>>>>>
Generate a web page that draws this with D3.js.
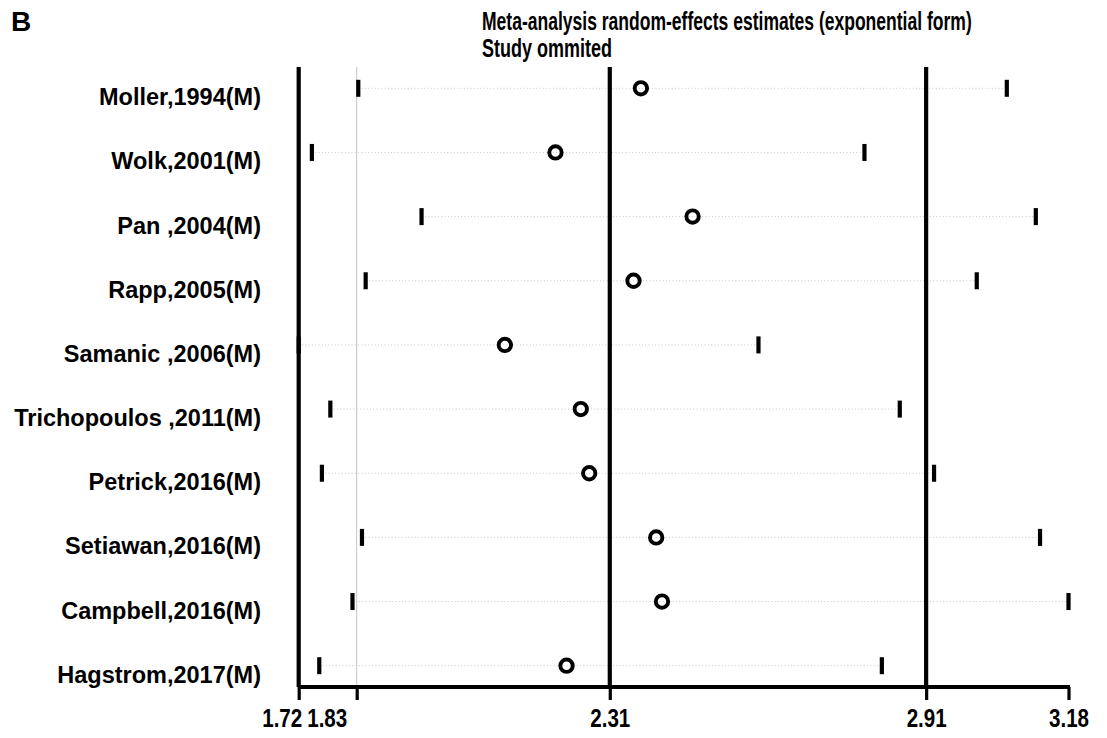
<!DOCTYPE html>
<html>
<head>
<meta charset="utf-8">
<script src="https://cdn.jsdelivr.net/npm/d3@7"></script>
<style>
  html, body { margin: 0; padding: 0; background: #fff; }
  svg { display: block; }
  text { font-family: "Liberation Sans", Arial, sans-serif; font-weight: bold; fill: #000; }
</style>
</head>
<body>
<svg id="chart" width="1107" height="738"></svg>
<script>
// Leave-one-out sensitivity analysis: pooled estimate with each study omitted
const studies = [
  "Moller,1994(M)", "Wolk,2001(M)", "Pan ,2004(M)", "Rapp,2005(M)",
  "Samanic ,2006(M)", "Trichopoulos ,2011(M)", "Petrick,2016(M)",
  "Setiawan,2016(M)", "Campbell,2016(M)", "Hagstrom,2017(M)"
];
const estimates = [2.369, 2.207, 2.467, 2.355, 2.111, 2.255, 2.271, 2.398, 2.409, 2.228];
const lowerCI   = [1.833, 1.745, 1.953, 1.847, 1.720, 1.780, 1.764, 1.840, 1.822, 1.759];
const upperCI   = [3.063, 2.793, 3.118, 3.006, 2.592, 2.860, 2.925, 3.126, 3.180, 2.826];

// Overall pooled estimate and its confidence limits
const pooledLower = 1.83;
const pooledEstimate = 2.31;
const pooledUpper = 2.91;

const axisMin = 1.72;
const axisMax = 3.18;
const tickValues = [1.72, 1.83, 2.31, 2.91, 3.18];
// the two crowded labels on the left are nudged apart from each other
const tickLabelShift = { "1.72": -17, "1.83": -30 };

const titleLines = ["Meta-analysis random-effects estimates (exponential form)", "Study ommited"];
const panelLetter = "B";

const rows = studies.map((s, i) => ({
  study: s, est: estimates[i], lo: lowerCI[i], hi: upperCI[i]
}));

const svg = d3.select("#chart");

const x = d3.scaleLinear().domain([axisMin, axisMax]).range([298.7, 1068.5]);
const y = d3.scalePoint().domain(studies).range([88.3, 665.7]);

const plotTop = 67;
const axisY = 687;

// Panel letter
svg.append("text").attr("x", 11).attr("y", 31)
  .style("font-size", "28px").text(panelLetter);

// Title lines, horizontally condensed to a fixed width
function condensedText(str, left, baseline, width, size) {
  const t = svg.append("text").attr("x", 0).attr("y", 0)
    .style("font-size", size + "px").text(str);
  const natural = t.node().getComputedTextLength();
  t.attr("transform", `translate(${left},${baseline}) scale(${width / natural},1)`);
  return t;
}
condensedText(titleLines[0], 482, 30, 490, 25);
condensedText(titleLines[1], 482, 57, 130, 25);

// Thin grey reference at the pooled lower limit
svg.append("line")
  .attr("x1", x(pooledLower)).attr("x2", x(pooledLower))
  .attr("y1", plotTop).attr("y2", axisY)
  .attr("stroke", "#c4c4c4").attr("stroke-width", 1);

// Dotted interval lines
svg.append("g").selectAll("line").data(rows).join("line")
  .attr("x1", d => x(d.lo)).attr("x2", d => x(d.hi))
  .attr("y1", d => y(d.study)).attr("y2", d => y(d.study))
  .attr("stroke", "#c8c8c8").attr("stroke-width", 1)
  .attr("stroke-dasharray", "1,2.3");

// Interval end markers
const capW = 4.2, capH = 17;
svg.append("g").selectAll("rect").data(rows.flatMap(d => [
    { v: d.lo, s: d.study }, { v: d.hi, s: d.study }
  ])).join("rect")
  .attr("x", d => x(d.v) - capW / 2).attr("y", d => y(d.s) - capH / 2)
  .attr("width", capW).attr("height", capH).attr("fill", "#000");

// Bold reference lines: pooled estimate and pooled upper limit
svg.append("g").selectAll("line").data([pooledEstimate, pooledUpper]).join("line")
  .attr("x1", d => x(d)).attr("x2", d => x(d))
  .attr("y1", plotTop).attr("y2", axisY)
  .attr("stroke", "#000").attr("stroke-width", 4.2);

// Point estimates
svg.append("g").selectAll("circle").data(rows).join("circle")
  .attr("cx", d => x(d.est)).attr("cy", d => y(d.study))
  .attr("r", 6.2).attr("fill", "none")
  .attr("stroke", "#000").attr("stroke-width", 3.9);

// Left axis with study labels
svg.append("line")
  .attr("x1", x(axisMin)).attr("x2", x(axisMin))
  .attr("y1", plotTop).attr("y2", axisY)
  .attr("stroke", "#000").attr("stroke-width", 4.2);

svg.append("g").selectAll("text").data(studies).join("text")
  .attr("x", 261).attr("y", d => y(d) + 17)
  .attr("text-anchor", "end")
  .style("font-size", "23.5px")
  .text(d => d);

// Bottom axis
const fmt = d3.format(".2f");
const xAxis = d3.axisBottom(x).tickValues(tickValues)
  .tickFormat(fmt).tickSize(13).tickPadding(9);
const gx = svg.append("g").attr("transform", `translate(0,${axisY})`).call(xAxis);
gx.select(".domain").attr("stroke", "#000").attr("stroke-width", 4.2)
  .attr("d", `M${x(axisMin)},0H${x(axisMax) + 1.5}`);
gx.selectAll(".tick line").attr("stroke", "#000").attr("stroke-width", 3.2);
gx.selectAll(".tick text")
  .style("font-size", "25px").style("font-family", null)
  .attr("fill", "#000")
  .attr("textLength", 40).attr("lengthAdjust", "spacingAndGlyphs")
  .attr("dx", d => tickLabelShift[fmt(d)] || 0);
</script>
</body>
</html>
<<<<<
>>>>>
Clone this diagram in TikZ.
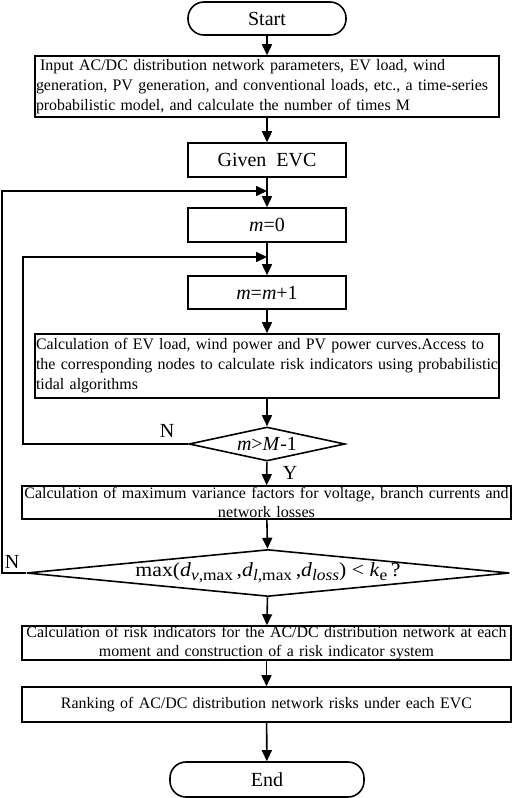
<<<<<
>>>>>
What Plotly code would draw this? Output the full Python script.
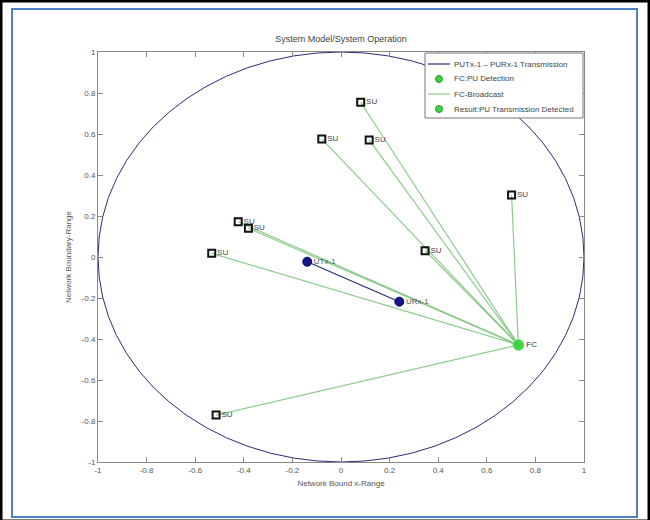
<<<<<
*What is asked*
Scan the material above. Copy each line that holds the word "with".

*The solution*
Generate a web page that draws this with D3.js.
// Leave-one-out sensitivity analysis: pooled estimate with each study omitted
// Left axis with study labels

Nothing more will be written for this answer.